AIM OF THE TASK — All of the lines below are to be transcribed faithfully, with pictures excluded from the copy.

<<<<

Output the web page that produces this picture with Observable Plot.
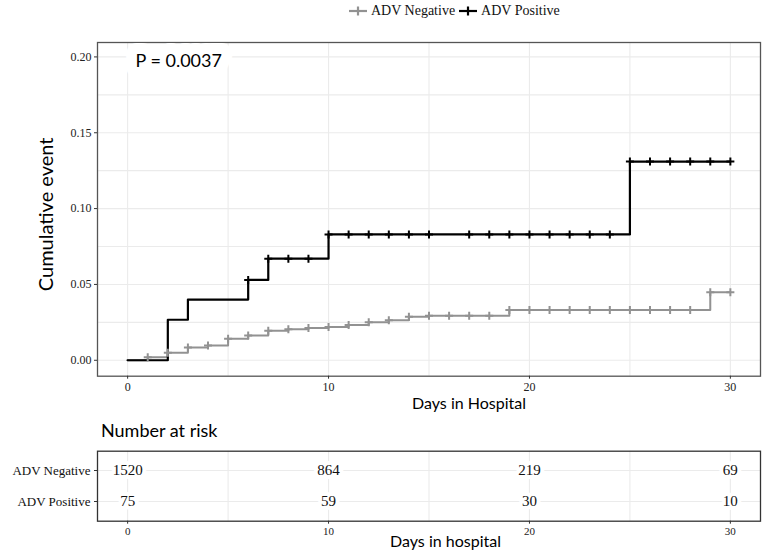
<!DOCTYPE html>
<html>
<head>
<meta charset="utf-8">
<script src="https://cdn.jsdelivr.net/npm/d3@7"></script>
<script src="https://cdn.jsdelivr.net/npm/@observablehq/plot@0.6"></script>
<style>
  body { margin: 0; background: #fff; width: 765px; }
  svg { display: block; }
  #legend { height: 24px; position: relative; }
  #legend .items { position: absolute; left: 348px; top: 3px; display: flex; align-items: center;
    font-family: "Liberation Serif", serif; font-size: 14px; color: #111; }
  #legend .item { display: flex; align-items: center; margin-right: 3px; }
  #legend .item span { margin-left: 3px; }
  #risktitle { height: 24px; line-height: 24px; padding-left: 101px; font-family: Lato, sans-serif;
    font-size: 18px; color: #000; }
</style>
</head>
<body>
<div id="legend"><div class="items"></div></div>
<div id="main"></div>
<div id="risktitle">Number at risk</div>
<div id="risk"></div>
<script>
// ---------- data ----------
const groups = ["ADV Negative", "ADV Positive"];
const groupColors = ["#929292", "#000000"];

// cumulative event step functions (time of step, value after step)
const negTimes  = [0, 1, 2, 3, 4, 5, 6, 7, 8, 9, 10, 11, 12, 13, 14, 15, 19, 29];
const negValues = [0, 0.002, 0.005, 0.0085, 0.0098, 0.0142, 0.0163, 0.0195, 0.0205, 0.0213, 0.022, 0.0232, 0.025, 0.0264, 0.0287, 0.0294, 0.0331, 0.0448];
const posTimes  = [0, 2, 3, 6, 7, 10, 25];
const posValues = [0, 0.0267, 0.0400, 0.0530, 0.0670, 0.0830, 0.1310];
const lastDay = 30;

// censoring marks (days)
const negCensor = [1,2,3,4,5,6,7,8,9,10,11,12,13,14,15,16,17,18,19,20,21,22,23,24,25,26,27,28,29,30];
const posCensor = [6,7,8,9,10,11,12,13,14,15,17,18,19,20,21,22,23,24,25,26,27,28,29,30];

// number at risk table
const riskTimes = [0, 10, 20, 30];
const riskNeg = [1520, 864, 219, 69];
const riskPos = [75, 59, 30, 10];

// axes
const xTicks = [0, 10, 20, 30];
const xGrid = [0, 5, 10, 15, 20, 25, 30];
const yTicks = [0, 0.05, 0.10, 0.15, 0.20];
const yGrid = [0, 0.025, 0.05, 0.075, 0.10, 0.125, 0.15, 0.175, 0.20];
const pValueText = "P = 0.0037";
const xLabelTop = "Days in Hospital";
const yLabelTop = "Cumulative event";
const xLabelRisk = "Days in hospital";

// ---------- helpers ----------
const serif = "Liberation Serif, serif";
const sans = "Lato, sans-serif";
const stepAt = (times, values, t) => { let v = values[0]; times.forEach((tt, i) => { if (tt <= t) v = values[i]; }); return v; };
const curve = (g, times, values) => times.map((t, i) => ({group: g, t, v: values[i]}))
  .concat([{group: g, t: lastDay, v: values[values.length - 1]}]);
const censor = (g, times, values, days) => days.map(t => ({group: g, t, v: stepAt(times, values, t)}));

const negLine = curve(groups[0], negTimes, negValues);
const posLine = curve(groups[1], posTimes, posValues);
const negMarks = censor(groups[0], negTimes, negValues, negCensor);
const posMarks = censor(groups[1], posTimes, posValues, posCensor);

const plusSymbol = {
  draw(ctx, size) {
    const r = Math.sqrt(size / Math.PI);
    ctx.moveTo(-r, 0); ctx.lineTo(r, 0);
    ctx.moveTo(0, -r); ctx.lineTo(0, r);
  }
};

// ---------- legend ----------
const legendItems = d3.select("#legend .items");
groups.forEach((g, i) => {
  const item = legendItems.append("div").attr("class", "item");
  const s = item.append("svg").attr("width", 20).attr("height", 12);
  s.append("line").attr("x1", 1).attr("x2", 19).attr("y1", 6).attr("y2", 6)
    .attr("stroke", groupColors[i]).attr("stroke-width", 2.2);
  s.append("line").attr("x1", 10).attr("x2", 10).attr("y1", 1.5).attr("y2", 10.5)
    .attr("stroke", groupColors[i]).attr("stroke-width", 2.2);
  item.append("span").text(g);
});

// ---------- main chart ----------
const main = Plot.plot({
  width: 765, height: 394,
  marginTop: 18, marginBottom: 42.3, marginLeft: 97, marginRight: 5,
  x: {domain: [-1.5, 31.5]},
  y: {domain: [-0.0105, 0.2095]},
  style: {background: "#fff", fontSize: "12px", fontFamily: serif, color: "#222"},
  marks: [
    Plot.gridX(xGrid, {stroke: "#ebebeb", strokeOpacity: 1, strokeWidth: 1.1}),
    Plot.gridY(yGrid, {stroke: "#ebebeb", strokeOpacity: 1, strokeWidth: 1.1}),
    Plot.frame({stroke: "#555", strokeWidth: 1.3}),
    Plot.axisY(yTicks, {tickFormat: d3.format(".2f"), tickSize: 3, tickPadding: 3,
      stroke: "#333", label: null}),
    Plot.axisX(xTicks, {tickSize: 3, tickPadding: 3, stroke: "#333", label: null}),
    Plot.line(negLine, {x: "t", y: "v", curve: "step-after", stroke: groupColors[0], strokeWidth: 2}),
    Plot.line(posLine, {x: "t", y: "v", curve: "step-after", stroke: groupColors[1], strokeWidth: 2.2}),
    Plot.dot(negMarks, {x: "t", y: "v", symbol: plusSymbol, r: 4, fill: "none", stroke: groupColors[0], strokeWidth: 2}),
    Plot.dot(posMarks, {x: "t", y: "v", symbol: plusSymbol, r: 4, fill: "none", stroke: groupColors[1], strokeWidth: 2}),
    Plot.text([pValueText], {frameAnchor: "top-left", textAnchor: "start", lineAnchor: "middle", dx: 38, dy: 19,
      fontSize: 18, fontFamily: sans, fill: "#000", stroke: "white", strokeWidth: 22, paintOrder: "stroke"}),
    Plot.text([xLabelTop], {frameAnchor: "bottom", textAnchor: "middle", lineAnchor: "middle", dx: 40, dy: 28,
      fontSize: 16, fontFamily: sans, fill: "#000"}),
    Plot.text([yLabelTop], {frameAnchor: "left", textAnchor: "middle", lineAnchor: "middle", rotate: -90, dx: -51, dy: 5,
      fontSize: 20, fontFamily: sans, fill: "#000"})
  ]
});
document.getElementById("main").append(main);

// ---------- risk table ----------
const riskData = riskTimes.flatMap((t, i) => [
  {group: groups[0], t, n: riskNeg[i]},
  {group: groups[1], t, n: riskPos[i]}
]);

const risk = Plot.plot({
  width: 765, height: 113,
  marginTop: 8.7, marginBottom: 34.3, marginLeft: 97, marginRight: 5,
  x: {domain: [-1.5, 31.5]},
  y: {type: "point", domain: groups, padding: 0.6},
  style: {background: "#fff", fontSize: "11px", fontFamily: serif, color: "#222"},
  marks: [
    Plot.gridX(xGrid, {stroke: "#ebebeb", strokeOpacity: 1, strokeWidth: 1.1}),
    Plot.gridY(groups, {stroke: "#ebebeb", strokeOpacity: 1, strokeWidth: 1.1}),
    Plot.frame({stroke: "#333", strokeWidth: 1.3}),
    Plot.axisY({tickSize: 3, tickPadding: 4, fontSize: 13, stroke: "#333", fill: "#111", label: null}),
    Plot.axisX(xTicks, {tickSize: 3, tickPadding: 3, stroke: "#333", label: null}),
    Plot.text(riskData, {x: "t", y: "group", text: d => String(d.n), fontSize: 15, fontFamily: serif, fill: "#111",
      stroke: "white", strokeWidth: 8, paintOrder: "stroke"}),
    Plot.text([xLabelRisk], {frameAnchor: "bottom", textAnchor: "middle", lineAnchor: "middle", dx: 16.5, dy: 20.5,
      fontSize: 16, fontFamily: sans, fill: "#000"})
  ]
});
document.getElementById("risk").append(risk);
</script>
</body>
</html>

>>>>

TASK RESULT —
Output the web page that produces this picture with Observable Plot.
<!DOCTYPE html>
<html>
<head>
<meta charset="utf-8">
<script src="https://cdn.jsdelivr.net/npm/d3@7"></script>
<script src="https://cdn.jsdelivr.net/npm/@observablehq/plot@0.6"></script>
<style>
  body { margin: 0; background: #fff; width: 765px; }
  svg { display: block; }
  #legend { height: 24px; position: relative; }
  #legend .items { position: absolute; left: 348px; top: 3px; display: flex; align-items: center;
    font-family: "Liberation Serif", serif; font-size: 14px; color: #111; }
  #legend .item { display: flex; align-items: center; margin-right: 3px; }
  #legend .item span { margin-left: 3px; }
  #risktitle { height: 24px; line-height: 24px; padding-left: 101px; font-family: Lato, sans-serif;
    font-size: 18px; color: #000; }
</style>
</head>
<body>
<div id="legend"><div class="items"></div></div>
<div id="main"></div>
<div id="risktitle">Number at risk</div>
<div id="risk"></div>
<script>
// ---------- data ----------
const groups = ["ADV Negative", "ADV Positive"];
const groupColors = ["#929292", "#000000"];

// cumulative event step functions (time of step, value after step)
const negTimes  = [0, 1, 2, 3, 4, 5, 6, 7, 8, 9, 10, 11, 12, 13, 14, 15, 19, 29];
const negValues = [0, 0.002, 0.005, 0.0085, 0.0098, 0.0142, 0.0163, 0.0195, 0.0205, 0.0213, 0.022, 0.0232, 0.025, 0.0264, 0.0287, 0.0294, 0.0331, 0.0448];
const posTimes  = [0, 2, 3, 6, 7, 10, 25];
const posValues = [0, 0.0267, 0.0400, 0.0530, 0.0670, 0.0830, 0.1310];
const lastDay = 30;

// censoring marks (days)
const negCensor = [1,2,3,4,5,6,7,8,9,10,11,12,13,14,15,16,17,18,19,20,21,22,23,24,25,26,27,28,29,30];
const posCensor = [6,7,8,9,10,11,12,13,14,15,17,18,19,20,21,22,23,24,25,26,27,28,29,30];

// number at risk table
const riskTimes = [0, 10, 20, 30];
const riskNeg = [1520, 864, 219, 69];
const riskPos = [75, 59, 30, 10];

// axes
const xTicks = [0, 10, 20, 30];
const xGrid = [0, 5, 10, 15, 20, 25, 30];
const yTicks = [0, 0.05, 0.10, 0.15, 0.20];
const yGrid = [0, 0.025, 0.05, 0.075, 0.10, 0.125, 0.15, 0.175, 0.20];
const pValueText = "P = 0.0037";
const xLabelTop = "Days in Hospital";
const yLabelTop = "Cumulative event";
const xLabelRisk = "Days in hospital";

// ---------- helpers ----------
const serif = "Liberation Serif, serif";
const sans = "Lato, sans-serif";
const stepAt = (times, values, t) => { let v = values[0]; times.forEach((tt, i) => { if (tt <= t) v = values[i]; }); return v; };
const curve = (g, times, values) => times.map((t, i) => ({group: g, t, v: values[i]}))
  .concat([{group: g, t: lastDay, v: values[values.length - 1]}]);
const censor = (g, times, values, days) => days.map(t => ({group: g, t, v: stepAt(times, values, t)}));

const negLine = curve(groups[0], negTimes, negValues);
const posLine = curve(groups[1], posTimes, posValues);
const negMarks = censor(groups[0], negTimes, negValues, negCensor);
const posMarks = censor(groups[1], posTimes, posValues, posCensor);

const plusSymbol = {
  draw(ctx, size) {
    const r = Math.sqrt(size / Math.PI);
    ctx.moveTo(-r, 0); ctx.lineTo(r, 0);
    ctx.moveTo(0, -r); ctx.lineTo(0, r);
  }
};

// ---------- legend ----------
const legendItems = d3.select("#legend .items");
groups.forEach((g, i) => {
  const item = legendItems.append("div").attr("class", "item");
  const s = item.append("svg").attr("width", 20).attr("height", 12);
  s.append("line").attr("x1", 1).attr("x2", 19).attr("y1", 6).attr("y2", 6)
    .attr("stroke", groupColors[i]).attr("stroke-width", 2.2);
  s.append("line").attr("x1", 10).attr("x2", 10).attr("y1", 1.5).attr("y2", 10.5)
    .attr("stroke", groupColors[i]).attr("stroke-width", 2.2);
  item.append("span").text(g);
});

// ---------- main chart ----------
const main = Plot.plot({
  width: 765, height: 394,
  marginTop: 18, marginBottom: 42.3, marginLeft: 97, marginRight: 5,
  x: {domain: [-1.5, 31.5]},
  y: {domain: [-0.0105, 0.2095]},
  style: {background: "#fff", fontSize: "12px", fontFamily: serif, color: "#222"},
  marks: [
    Plot.gridX(xGrid, {stroke: "#ebebeb", strokeOpacity: 1, strokeWidth: 1.1}),
    Plot.gridY(yGrid, {stroke: "#ebebeb", strokeOpacity: 1, strokeWidth: 1.1}),
    Plot.frame({stroke: "#555", strokeWidth: 1.3}),
    Plot.axisY(yTicks, {tickFormat: d3.format(".2f"), tickSize: 3, tickPadding: 3,
      stroke: "#333", label: null}),
    Plot.axisX(xTicks, {tickSize: 3, tickPadding: 3, stroke: "#333", label: null}),
    Plot.line(negLine, {x: "t", y: "v", curve: "step-after", stroke: groupColors[0], strokeWidth: 2}),
    Plot.line(posLine, {x: "t", y: "v", curve: "step-after", stroke: groupColors[1], strokeWidth: 2.2}),
    Plot.dot(negMarks, {x: "t", y: "v", symbol: plusSymbol, r: 4, fill: "none", stroke: groupColors[0], strokeWidth: 2}),
    Plot.dot(posMarks, {x: "t", y: "v", symbol: plusSymbol, r: 4, fill: "none", stroke: groupColors[1], strokeWidth: 2}),
    Plot.text([pValueText], {frameAnchor: "top-left", textAnchor: "start", lineAnchor: "middle", dx: 38, dy: 19,
      fontSize: 18, fontFamily: sans, fill: "#000", stroke: "white", strokeWidth: 22, paintOrder: "stroke"}),
    Plot.text([xLabelTop], {frameAnchor: "bottom", textAnchor: "middle", lineAnchor: "middle", dx: 40, dy: 28,
      fontSize: 16, fontFamily: sans, fill: "#000"}),
    Plot.text([yLabelTop], {frameAnchor: "left", textAnchor: "middle", lineAnchor: "middle", rotate: -90, dx: -51, dy: 5,
      fontSize: 20, fontFamily: sans, fill: "#000"})
  ]
});
document.getElementById("main").append(main);

// ---------- risk table ----------
const riskData = riskTimes.flatMap((t, i) => [
  {group: groups[0], t, n: riskNeg[i]},
  {group: groups[1], t, n: riskPos[i]}
]);

const risk = Plot.plot({
  width: 765, height: 113,
  marginTop: 8.7, marginBottom: 34.3, marginLeft: 97, marginRight: 5,
  x: {domain: [-1.5, 31.5]},
  y: {type: "point", domain: groups, padding: 0.6},
  style: {background: "#fff", fontSize: "11px", fontFamily: serif, color: "#222"},
  marks: [
    Plot.gridX(xGrid, {stroke: "#ebebeb", strokeOpacity: 1, strokeWidth: 1.1}),
    Plot.gridY(groups, {stroke: "#ebebeb", strokeOpacity: 1, strokeWidth: 1.1}),
    Plot.frame({stroke: "#333", strokeWidth: 1.3}),
    Plot.axisY({tickSize: 3, tickPadding: 4, fontSize: 13, stroke: "#333", fill: "#111", label: null}),
    Plot.axisX(xTicks, {tickSize: 3, tickPadding: 3, stroke: "#333", label: null}),
    Plot.text(riskData, {x: "t", y: "group", text: d => String(d.n), fontSize: 15, fontFamily: serif, fill: "#111",
      stroke: "white", strokeWidth: 8, paintOrder: "stroke"}),
    Plot.text([xLabelRisk], {frameAnchor: "bottom", textAnchor: "middle", lineAnchor: "middle", dx: 16.5, dy: 20.5,
      fontSize: 16, fontFamily: sans, fill: "#000"})
  ]
});
document.getElementById("risk").append(risk);
</script>
</body>
</html>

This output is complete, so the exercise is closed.